Impact of EPA’s Revised Clean Water Act Section 401 Water Quality Certification Rules
At the same time that Sackett was winding its way through the U.S. Corps of Engineers’ administrative processes, EPA was revising the Section 401 rules that govern the CWA’s 401 “certification process,” which controls the procedures by which states and Tribes can protect the water quality of their waters from adverse impacts “resulting from the construction of operation of federally licensed or permitted projects that involve any discharge into waters of the United States” in areas subject to the control of states or Tribes. The revised Section 401 rules were promulgated on September 27, 2023, and became effective on November 27, 2023. (See 88 Fed. Reg. 66558.) These rules have been challenged in the federal courts, with opponents alleging that the States will now have an obligation to evaluate the entire facility and not only its impact on water quality. Clearly, litigants are concerned that EPA believes that Section 401 is triggered by the potential for any unqualified discharge, rather than by a discharge or addition of pollutants alone. EPA states that the types of federal permits that trigger the Section 401 procedures are Section 402 NPDES permits, U.S. Army Corps of Engineers Section 404 dredge and fill permits, River and Harbors Act permits, and hydropower and pipeline permits issued by the Federal Energy Regulatory Commission (FERC).
What’s Ahead in 2024
The application of Maui and Sackett in recent months confirms the rift in water jurisprudence. Given the flood of regulatory changes afoot, 2024 will prove to be another significant year for water regulation. For example, Sackett represents a significant shift of federal regulatory oversight of wetlands to state and local authorities. Given that this has largely been a federal issue, it has been overlooked that many states lack robust regulatory frameworks addressing wetlands. There are indications that some states are already considering what steps they can take to fill the gaps left by Sackett to protect state waters now that the Sackett ruling removes and reduces regulatory protection for wetlands and other waters. States such as California, Colorado and Oregon have state laws in place requiring permits for discharges irrespective of the definition of WOTUS that may mitigate the huge shifts in regulatory coverage experienced elsewhere in the country. Other states, such as Nebraska and Alaska, have seemingly abandoned efforts to take over permitting for WOTUS in the wake of Sackett, creating a regulatory vacuum for local waters. In any event, leaving regulation up to the states creates regulatory uncertainty as states have disparate frameworks for regulating waters. On the other hand, Maui appears to increase the complexity of the NPDES program.

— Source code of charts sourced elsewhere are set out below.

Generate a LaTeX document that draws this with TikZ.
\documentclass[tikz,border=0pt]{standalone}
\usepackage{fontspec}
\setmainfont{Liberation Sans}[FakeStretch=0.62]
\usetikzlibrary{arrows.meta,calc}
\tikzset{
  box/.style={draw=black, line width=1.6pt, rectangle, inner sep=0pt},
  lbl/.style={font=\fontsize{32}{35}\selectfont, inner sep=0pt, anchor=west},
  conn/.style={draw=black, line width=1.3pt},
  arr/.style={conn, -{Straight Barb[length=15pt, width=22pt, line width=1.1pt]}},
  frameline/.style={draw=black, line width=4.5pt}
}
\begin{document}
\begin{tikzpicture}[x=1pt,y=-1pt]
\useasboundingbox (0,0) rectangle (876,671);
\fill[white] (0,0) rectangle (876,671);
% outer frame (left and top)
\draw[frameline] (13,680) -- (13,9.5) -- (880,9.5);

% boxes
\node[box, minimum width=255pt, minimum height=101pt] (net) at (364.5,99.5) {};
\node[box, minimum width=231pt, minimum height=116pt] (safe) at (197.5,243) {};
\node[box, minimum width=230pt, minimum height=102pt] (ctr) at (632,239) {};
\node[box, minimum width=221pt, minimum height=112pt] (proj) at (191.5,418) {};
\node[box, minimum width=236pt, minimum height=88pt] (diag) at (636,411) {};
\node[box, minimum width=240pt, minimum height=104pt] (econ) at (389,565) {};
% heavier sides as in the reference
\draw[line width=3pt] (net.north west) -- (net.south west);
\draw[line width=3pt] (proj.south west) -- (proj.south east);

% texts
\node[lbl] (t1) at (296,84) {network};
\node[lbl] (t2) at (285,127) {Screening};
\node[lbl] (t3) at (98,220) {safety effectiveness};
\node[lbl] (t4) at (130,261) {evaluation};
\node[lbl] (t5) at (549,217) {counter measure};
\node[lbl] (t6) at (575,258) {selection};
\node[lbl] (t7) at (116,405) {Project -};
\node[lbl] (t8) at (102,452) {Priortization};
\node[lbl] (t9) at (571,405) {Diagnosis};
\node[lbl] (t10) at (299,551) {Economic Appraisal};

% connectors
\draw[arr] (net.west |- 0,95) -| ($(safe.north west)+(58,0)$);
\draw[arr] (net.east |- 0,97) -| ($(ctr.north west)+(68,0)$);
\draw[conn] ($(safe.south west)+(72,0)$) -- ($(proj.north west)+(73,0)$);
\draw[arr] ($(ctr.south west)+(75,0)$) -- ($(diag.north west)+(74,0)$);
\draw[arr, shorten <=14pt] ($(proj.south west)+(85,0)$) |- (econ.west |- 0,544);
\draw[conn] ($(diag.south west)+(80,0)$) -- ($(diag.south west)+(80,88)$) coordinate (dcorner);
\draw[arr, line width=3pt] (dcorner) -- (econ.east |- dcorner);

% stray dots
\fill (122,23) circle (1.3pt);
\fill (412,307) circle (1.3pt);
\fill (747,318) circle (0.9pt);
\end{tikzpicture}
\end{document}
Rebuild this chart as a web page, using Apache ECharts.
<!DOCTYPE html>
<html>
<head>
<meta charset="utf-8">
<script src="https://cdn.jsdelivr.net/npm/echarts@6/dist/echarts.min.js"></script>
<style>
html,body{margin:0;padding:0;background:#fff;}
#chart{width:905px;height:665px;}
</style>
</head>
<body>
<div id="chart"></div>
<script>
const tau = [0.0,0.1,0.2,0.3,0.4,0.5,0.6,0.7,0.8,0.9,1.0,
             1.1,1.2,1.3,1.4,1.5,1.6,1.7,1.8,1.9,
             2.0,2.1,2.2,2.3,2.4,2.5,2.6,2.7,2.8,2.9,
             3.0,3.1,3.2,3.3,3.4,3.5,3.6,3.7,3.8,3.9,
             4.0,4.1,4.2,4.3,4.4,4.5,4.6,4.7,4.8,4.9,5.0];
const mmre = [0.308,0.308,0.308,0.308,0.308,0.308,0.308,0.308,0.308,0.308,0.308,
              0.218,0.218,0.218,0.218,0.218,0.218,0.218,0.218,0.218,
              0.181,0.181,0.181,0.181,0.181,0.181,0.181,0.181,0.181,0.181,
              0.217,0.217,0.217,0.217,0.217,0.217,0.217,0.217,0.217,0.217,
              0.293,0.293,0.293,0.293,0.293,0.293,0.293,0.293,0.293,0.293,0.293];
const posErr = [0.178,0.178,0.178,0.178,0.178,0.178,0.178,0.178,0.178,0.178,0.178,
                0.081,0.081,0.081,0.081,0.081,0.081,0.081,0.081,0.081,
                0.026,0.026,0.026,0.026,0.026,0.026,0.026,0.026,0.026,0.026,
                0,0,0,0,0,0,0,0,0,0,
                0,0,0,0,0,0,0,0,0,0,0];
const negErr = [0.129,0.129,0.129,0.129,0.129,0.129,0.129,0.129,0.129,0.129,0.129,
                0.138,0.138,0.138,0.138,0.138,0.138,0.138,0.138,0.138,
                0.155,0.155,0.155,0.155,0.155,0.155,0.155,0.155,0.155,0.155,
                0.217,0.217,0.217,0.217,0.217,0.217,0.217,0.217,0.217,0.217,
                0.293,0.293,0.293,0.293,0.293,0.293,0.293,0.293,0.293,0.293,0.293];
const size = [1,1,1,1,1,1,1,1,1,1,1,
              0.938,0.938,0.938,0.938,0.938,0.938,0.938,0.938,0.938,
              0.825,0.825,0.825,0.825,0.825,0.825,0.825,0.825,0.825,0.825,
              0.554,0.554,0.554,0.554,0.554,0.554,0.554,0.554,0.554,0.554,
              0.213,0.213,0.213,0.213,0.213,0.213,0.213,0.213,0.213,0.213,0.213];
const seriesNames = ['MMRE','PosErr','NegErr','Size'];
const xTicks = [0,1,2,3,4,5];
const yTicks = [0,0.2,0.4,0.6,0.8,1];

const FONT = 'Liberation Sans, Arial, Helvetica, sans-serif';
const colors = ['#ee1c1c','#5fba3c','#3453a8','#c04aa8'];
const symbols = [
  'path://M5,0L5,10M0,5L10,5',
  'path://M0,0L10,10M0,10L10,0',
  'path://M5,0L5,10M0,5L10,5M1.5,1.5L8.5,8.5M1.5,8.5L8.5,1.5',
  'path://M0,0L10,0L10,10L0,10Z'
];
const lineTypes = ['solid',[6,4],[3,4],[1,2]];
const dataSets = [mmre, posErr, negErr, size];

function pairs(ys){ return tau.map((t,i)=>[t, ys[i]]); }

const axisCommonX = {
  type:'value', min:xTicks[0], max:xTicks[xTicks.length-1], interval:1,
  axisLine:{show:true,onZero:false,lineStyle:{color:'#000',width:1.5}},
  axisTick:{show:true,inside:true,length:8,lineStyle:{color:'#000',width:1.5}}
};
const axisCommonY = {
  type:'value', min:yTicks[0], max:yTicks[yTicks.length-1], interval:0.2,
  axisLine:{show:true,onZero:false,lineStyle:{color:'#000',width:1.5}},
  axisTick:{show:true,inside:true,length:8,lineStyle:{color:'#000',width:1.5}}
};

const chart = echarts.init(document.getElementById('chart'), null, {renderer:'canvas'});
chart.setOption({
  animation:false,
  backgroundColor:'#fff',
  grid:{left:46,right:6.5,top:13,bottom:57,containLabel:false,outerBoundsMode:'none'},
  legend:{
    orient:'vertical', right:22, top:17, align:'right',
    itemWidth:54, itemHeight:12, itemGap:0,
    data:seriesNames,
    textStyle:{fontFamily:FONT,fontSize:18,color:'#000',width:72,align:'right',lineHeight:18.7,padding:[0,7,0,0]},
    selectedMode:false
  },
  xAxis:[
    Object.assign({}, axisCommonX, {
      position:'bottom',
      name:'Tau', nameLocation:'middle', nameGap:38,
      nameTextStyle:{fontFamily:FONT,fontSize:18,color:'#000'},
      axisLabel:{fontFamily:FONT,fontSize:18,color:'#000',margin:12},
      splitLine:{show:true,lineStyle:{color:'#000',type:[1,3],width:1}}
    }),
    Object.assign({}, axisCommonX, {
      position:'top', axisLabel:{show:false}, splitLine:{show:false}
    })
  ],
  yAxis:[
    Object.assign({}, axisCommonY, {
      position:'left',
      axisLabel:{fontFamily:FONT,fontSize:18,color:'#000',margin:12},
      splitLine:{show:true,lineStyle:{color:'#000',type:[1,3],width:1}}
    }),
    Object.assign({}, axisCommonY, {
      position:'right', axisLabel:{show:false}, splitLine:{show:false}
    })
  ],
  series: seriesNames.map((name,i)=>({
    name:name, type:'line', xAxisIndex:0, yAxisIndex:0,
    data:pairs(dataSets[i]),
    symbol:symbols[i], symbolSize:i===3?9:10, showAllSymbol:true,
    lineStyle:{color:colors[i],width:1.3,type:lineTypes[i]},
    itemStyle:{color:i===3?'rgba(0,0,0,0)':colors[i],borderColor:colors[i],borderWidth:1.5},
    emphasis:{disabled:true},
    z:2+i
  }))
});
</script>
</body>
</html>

Some observers have also suggested the possibility of using the Endangered Species Act (ESA) as a tool to protect wetlands where there are gaps in the post-Sackett world. The ESA is effective at preserving habitat for threatened and endangered species. In theory, if there is a wetland- or ephemeral-stream-dependent species, the ESA could be used to protect those resources as a means of protecting those species. Of course, such protections would be narrow in scope rather than sea change to undo the significant narrowing of protected waters effectuated by Sackett. Moreover, the Supreme Court may require a clear congressional mandate before ESA jurisdiction is enhanced as it held in West Virginia v. EPA, decided on June 30, 2022.
The only thing that is certain is that both regulators and the regulated community must remain alert to accommodate the constantly changing regulatory scheme created in the post-Sackett world, and the looming Supreme Court rulings on “Chevron Deference,” which may upend all kinds of federal administrative practice.